Try as they might, tourism leaders can’t erase the reality on the ground in the West Bank, with its frequent violent flare-ups. Zimmerman said tour groups that visit Ariel switch to bulletproof buses when they go east, toward Nablus. Mary Lou Perez conceded that her biblical tour did not include important sites that were under Palestinian control. When asked if she was planning on stopping in Bethlehem, which is administered by the Palestinian Authority, she said no: “I think our guides are taking precautions.”
Yamen Elabed, an independent tour guide based in Bethlehem, blamed the media for the West Bank’s dangerous reputation, saying it is “100% safe” to visit Palestinian sites. He noted that many Israeli tour companies bring tourists to Bethlehem, where a Palestinian guide will show them the Church of the Nativity before they are whisked back into Israel.
He lamented the fact that tourists don’t spend enough money or time in Bethlehem, which has the highest unemployment rate in the West Bank. While settlers say they want tourists to see the West Bank beyond the Israeli-Palestinian conflict, Elabed believes that any tour without a discussion of the occupation is incomplete.

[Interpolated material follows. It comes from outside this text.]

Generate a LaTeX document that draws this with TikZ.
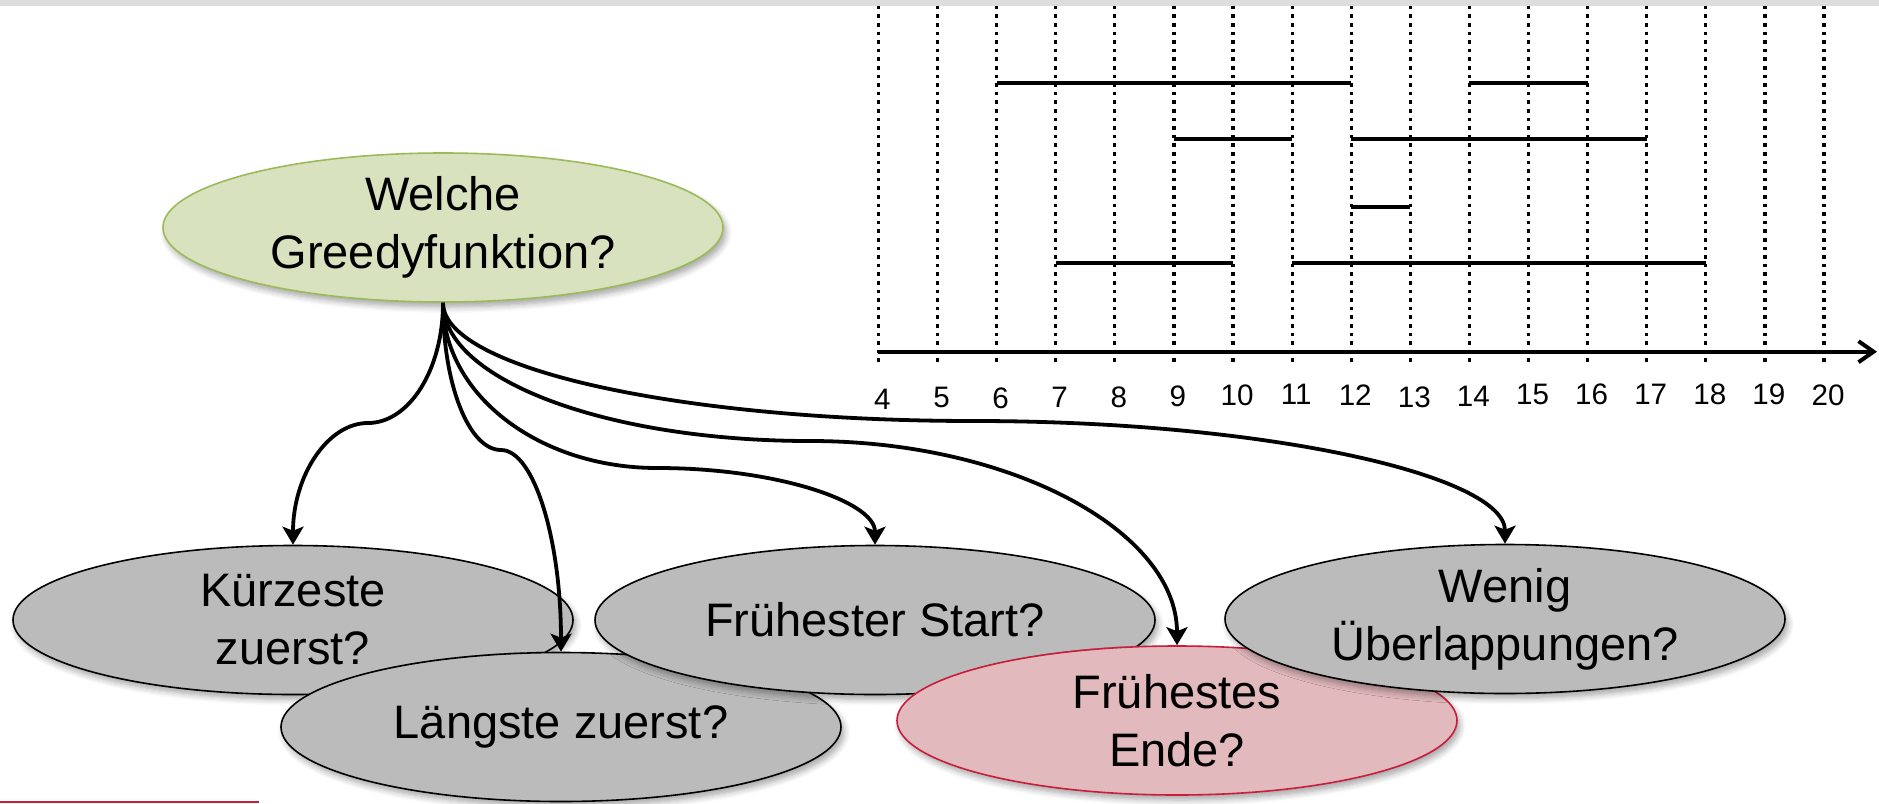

“Visiting only holy sites and walking away without understanding the situation is a waste,” he said. “If people care about the religious sites, they should care about the people who live in the Holy Land and make an end to the occupation.”
Yet with biblical tourism as the main option on offer, politics doesn’t often factor into the equation, Zimmerman said. “Most of our biblical tourism is Christian,” he said. “These are not politically keen people. They know where they are on the biblical map.”
Yet this devotion to the biblical map is what fuels evangelical Christian political and financial support of Israel, as many believe that the area Palestinians claim for their state belongs under Jewish sovereignty.
Settler leaders didn’t always see tourism as part of strengthening the settlement enterprise. According to Lessner, the settlers were too focused on building their own communities to think about welcoming foreign visitors. Originally, settlements were not even zoned for hotel construction; a process to reverse this is now underway in certain settlements, in part to take advantage of the government’s program. Lessner said that there are two specific locations where future hotels will be built.
Settlers say their efforts are starting to bear fruit. Miri Maoz-Ovadia, the spokeswoman for the Binyamin Regional Council, said that while tourism has been down since Palestinian attacks intensified last October, the trend is on a general upswing. She added that “Judea and Samaria” are increasingly on the curriculum for tour guiding schools in Israel.
“Once they discover it, they come here in masses,” she said.